* BEGIN *

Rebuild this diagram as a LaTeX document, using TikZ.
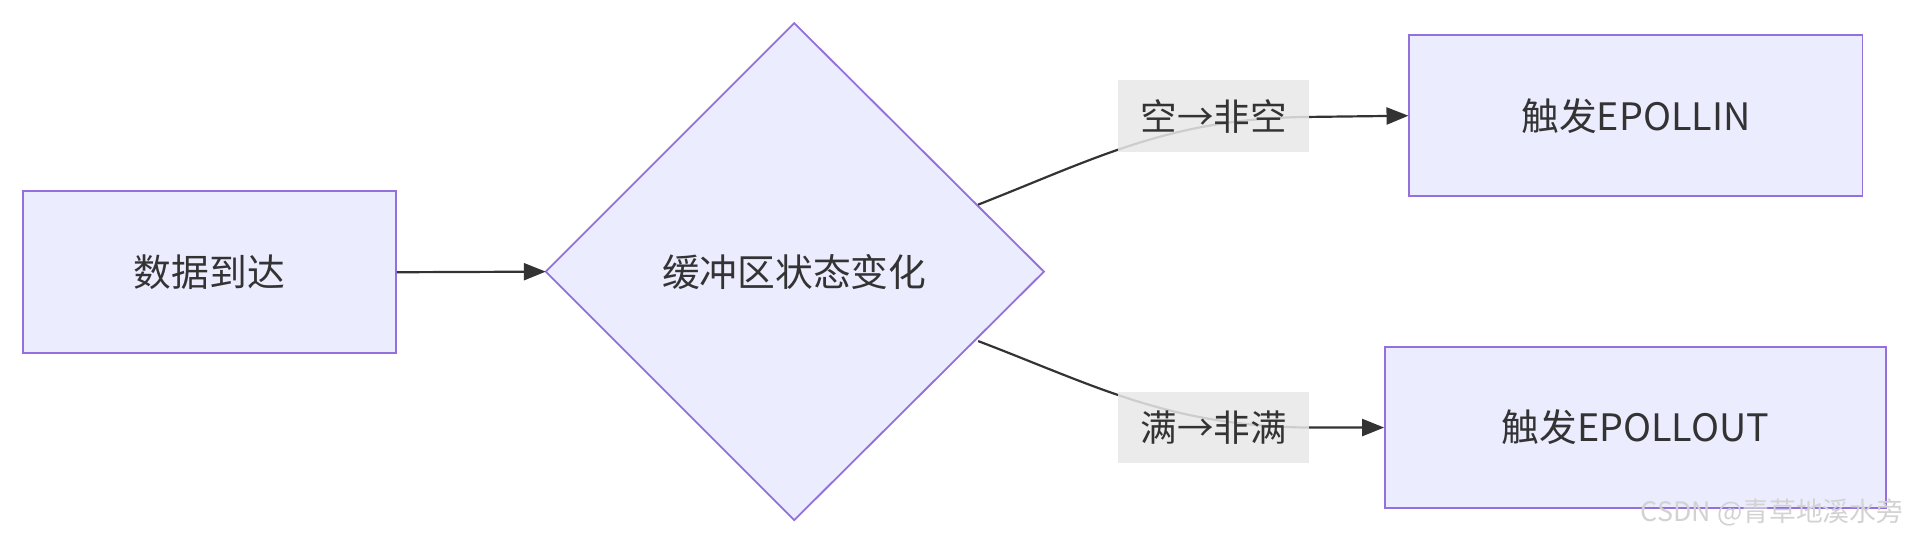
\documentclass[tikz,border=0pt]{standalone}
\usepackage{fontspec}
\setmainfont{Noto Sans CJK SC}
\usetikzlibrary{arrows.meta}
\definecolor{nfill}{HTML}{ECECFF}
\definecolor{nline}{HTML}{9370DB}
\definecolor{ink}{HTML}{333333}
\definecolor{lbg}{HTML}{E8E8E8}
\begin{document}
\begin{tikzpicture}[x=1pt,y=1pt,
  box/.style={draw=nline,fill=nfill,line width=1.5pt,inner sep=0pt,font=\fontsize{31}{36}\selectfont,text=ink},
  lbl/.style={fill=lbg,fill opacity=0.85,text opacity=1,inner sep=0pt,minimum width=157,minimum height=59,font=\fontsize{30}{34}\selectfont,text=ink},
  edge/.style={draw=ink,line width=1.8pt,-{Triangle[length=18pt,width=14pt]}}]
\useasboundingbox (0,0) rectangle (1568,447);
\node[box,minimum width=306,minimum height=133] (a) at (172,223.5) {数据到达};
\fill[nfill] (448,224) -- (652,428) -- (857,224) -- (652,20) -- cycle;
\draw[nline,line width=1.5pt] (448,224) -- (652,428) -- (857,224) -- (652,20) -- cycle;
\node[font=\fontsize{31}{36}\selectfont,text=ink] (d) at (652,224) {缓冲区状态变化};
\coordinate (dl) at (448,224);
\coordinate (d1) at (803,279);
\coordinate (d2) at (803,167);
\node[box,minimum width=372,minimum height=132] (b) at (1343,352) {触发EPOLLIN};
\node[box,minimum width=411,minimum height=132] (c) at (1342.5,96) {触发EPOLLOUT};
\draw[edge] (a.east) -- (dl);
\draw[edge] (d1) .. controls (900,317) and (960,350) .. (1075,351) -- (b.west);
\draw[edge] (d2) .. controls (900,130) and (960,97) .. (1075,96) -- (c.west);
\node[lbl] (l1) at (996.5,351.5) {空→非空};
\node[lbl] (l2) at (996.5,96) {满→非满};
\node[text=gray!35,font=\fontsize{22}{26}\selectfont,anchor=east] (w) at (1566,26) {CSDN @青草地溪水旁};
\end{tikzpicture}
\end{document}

* END *

* _Directive_:
Without including any pictures, reproduce the listing exactly.

* _Response to the task_:
Rebuild this diagram as a LaTeX document, using TikZ.
\documentclass[tikz,border=0pt]{standalone}
\usepackage{fontspec}
\setmainfont{Noto Sans CJK SC}
\usetikzlibrary{arrows.meta}
\definecolor{nfill}{HTML}{ECECFF}
\definecolor{nline}{HTML}{9370DB}
\definecolor{ink}{HTML}{333333}
\definecolor{lbg}{HTML}{E8E8E8}
\begin{document}
\begin{tikzpicture}[x=1pt,y=1pt,
  box/.style={draw=nline,fill=nfill,line width=1.5pt,inner sep=0pt,font=\fontsize{31}{36}\selectfont,text=ink},
  lbl/.style={fill=lbg,fill opacity=0.85,text opacity=1,inner sep=0pt,minimum width=157,minimum height=59,font=\fontsize{30}{34}\selectfont,text=ink},
  edge/.style={draw=ink,line width=1.8pt,-{Triangle[length=18pt,width=14pt]}}]
\useasboundingbox (0,0) rectangle (1568,447);
\node[box,minimum width=306,minimum height=133] (a) at (172,223.5) {数据到达};
\fill[nfill] (448,224) -- (652,428) -- (857,224) -- (652,20) -- cycle;
\draw[nline,line width=1.5pt] (448,224) -- (652,428) -- (857,224) -- (652,20) -- cycle;
\node[font=\fontsize{31}{36}\selectfont,text=ink] (d) at (652,224) {缓冲区状态变化};
\coordinate (dl) at (448,224);
\coordinate (d1) at (803,279);
\coordinate (d2) at (803,167);
\node[box,minimum width=372,minimum height=132] (b) at (1343,352) {触发EPOLLIN};
\node[box,minimum width=411,minimum height=132] (c) at (1342.5,96) {触发EPOLLOUT};
\draw[edge] (a.east) -- (dl);
\draw[edge] (d1) .. controls (900,317) and (960,350) .. (1075,351) -- (b.west);
\draw[edge] (d2) .. controls (900,130) and (960,97) .. (1075,96) -- (c.west);
\node[lbl] (l1) at (996.5,351.5) {空→非空};
\node[lbl] (l2) at (996.5,96) {满→非满};
\node[text=gray!35,font=\fontsize{22}{26}\selectfont,anchor=east] (w) at (1566,26) {CSDN @青草地溪水旁};
\end{tikzpicture}
\end{document}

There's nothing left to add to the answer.